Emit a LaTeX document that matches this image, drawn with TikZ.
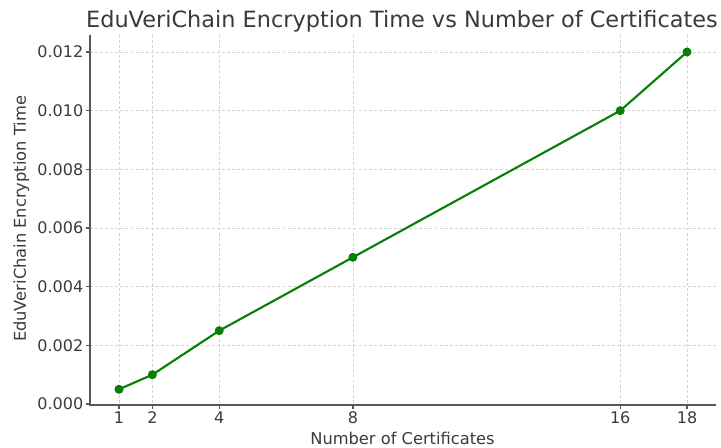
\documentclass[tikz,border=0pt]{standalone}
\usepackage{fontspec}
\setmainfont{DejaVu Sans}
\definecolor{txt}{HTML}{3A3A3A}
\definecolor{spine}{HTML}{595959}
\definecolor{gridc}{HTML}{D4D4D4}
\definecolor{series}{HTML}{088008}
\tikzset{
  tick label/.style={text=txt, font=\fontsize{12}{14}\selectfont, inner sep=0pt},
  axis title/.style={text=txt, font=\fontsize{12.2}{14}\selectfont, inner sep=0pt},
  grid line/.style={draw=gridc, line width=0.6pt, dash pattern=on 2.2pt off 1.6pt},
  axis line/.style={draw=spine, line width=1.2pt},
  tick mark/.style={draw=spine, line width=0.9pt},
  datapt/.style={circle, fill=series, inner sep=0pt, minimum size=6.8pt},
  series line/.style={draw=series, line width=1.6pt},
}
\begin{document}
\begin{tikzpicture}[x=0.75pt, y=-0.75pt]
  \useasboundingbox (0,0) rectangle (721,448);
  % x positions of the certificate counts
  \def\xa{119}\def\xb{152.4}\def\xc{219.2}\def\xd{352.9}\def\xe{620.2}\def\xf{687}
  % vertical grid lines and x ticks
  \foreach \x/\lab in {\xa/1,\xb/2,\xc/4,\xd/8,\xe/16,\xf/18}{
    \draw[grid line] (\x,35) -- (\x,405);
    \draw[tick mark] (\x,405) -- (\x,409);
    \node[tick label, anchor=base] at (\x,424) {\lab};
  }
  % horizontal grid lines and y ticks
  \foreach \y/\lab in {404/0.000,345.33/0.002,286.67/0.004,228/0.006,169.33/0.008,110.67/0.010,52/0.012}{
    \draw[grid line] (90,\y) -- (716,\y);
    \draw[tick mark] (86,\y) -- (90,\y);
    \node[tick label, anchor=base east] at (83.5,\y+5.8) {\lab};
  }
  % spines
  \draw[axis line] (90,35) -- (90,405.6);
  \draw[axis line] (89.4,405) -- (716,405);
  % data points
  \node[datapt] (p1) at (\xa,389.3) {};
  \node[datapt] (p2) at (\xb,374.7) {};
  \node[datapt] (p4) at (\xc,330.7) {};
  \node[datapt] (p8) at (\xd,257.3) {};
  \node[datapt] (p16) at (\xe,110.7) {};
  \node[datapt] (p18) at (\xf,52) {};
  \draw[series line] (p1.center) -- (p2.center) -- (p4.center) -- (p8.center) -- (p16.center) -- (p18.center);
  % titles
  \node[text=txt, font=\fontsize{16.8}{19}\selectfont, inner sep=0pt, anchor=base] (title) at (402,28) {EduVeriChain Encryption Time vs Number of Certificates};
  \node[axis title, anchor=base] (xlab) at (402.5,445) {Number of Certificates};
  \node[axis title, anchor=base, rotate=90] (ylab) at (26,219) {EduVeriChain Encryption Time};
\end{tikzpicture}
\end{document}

────────

== What is required ==
Copy each line exactly, and leave the pictures out of your copy.

== Reply to the task ==
Emit a LaTeX document that matches this image, drawn with TikZ.
\documentclass[tikz,border=0pt]{standalone}
\usepackage{fontspec}
\setmainfont{DejaVu Sans}
\definecolor{txt}{HTML}{3A3A3A}
\definecolor{spine}{HTML}{595959}
\definecolor{gridc}{HTML}{D4D4D4}
\definecolor{series}{HTML}{088008}
\tikzset{
  tick label/.style={text=txt, font=\fontsize{12}{14}\selectfont, inner sep=0pt},
  axis title/.style={text=txt, font=\fontsize{12.2}{14}\selectfont, inner sep=0pt},
  grid line/.style={draw=gridc, line width=0.6pt, dash pattern=on 2.2pt off 1.6pt},
  axis line/.style={draw=spine, line width=1.2pt},
  tick mark/.style={draw=spine, line width=0.9pt},
  datapt/.style={circle, fill=series, inner sep=0pt, minimum size=6.8pt},
  series line/.style={draw=series, line width=1.6pt},
}
\begin{document}
\begin{tikzpicture}[x=0.75pt, y=-0.75pt]
  \useasboundingbox (0,0) rectangle (721,448);
  % x positions of the certificate counts
  \def\xa{119}\def\xb{152.4}\def\xc{219.2}\def\xd{352.9}\def\xe{620.2}\def\xf{687}
  % vertical grid lines and x ticks
  \foreach \x/\lab in {\xa/1,\xb/2,\xc/4,\xd/8,\xe/16,\xf/18}{
    \draw[grid line] (\x,35) -- (\x,405);
    \draw[tick mark] (\x,405) -- (\x,409);
    \node[tick label, anchor=base] at (\x,424) {\lab};
  }
  % horizontal grid lines and y ticks
  \foreach \y/\lab in {404/0.000,345.33/0.002,286.67/0.004,228/0.006,169.33/0.008,110.67/0.010,52/0.012}{
    \draw[grid line] (90,\y) -- (716,\y);
    \draw[tick mark] (86,\y) -- (90,\y);
    \node[tick label, anchor=base east] at (83.5,\y+5.8) {\lab};
  }
  % spines
  \draw[axis line] (90,35) -- (90,405.6);
  \draw[axis line] (89.4,405) -- (716,405);
  % data points
  \node[datapt] (p1) at (\xa,389.3) {};
  \node[datapt] (p2) at (\xb,374.7) {};
  \node[datapt] (p4) at (\xc,330.7) {};
  \node[datapt] (p8) at (\xd,257.3) {};
  \node[datapt] (p16) at (\xe,110.7) {};
  \node[datapt] (p18) at (\xf,52) {};
  \draw[series line] (p1.center) -- (p2.center) -- (p4.center) -- (p8.center) -- (p16.center) -- (p18.center);
  % titles
  \node[text=txt, font=\fontsize{16.8}{19}\selectfont, inner sep=0pt, anchor=base] (title) at (402,28) {EduVeriChain Encryption Time vs Number of Certificates};
  \node[axis title, anchor=base] (xlab) at (402.5,445) {Number of Certificates};
  \node[axis title, anchor=base, rotate=90] (ylab) at (26,219) {EduVeriChain Encryption Time};
\end{tikzpicture}
\end{document}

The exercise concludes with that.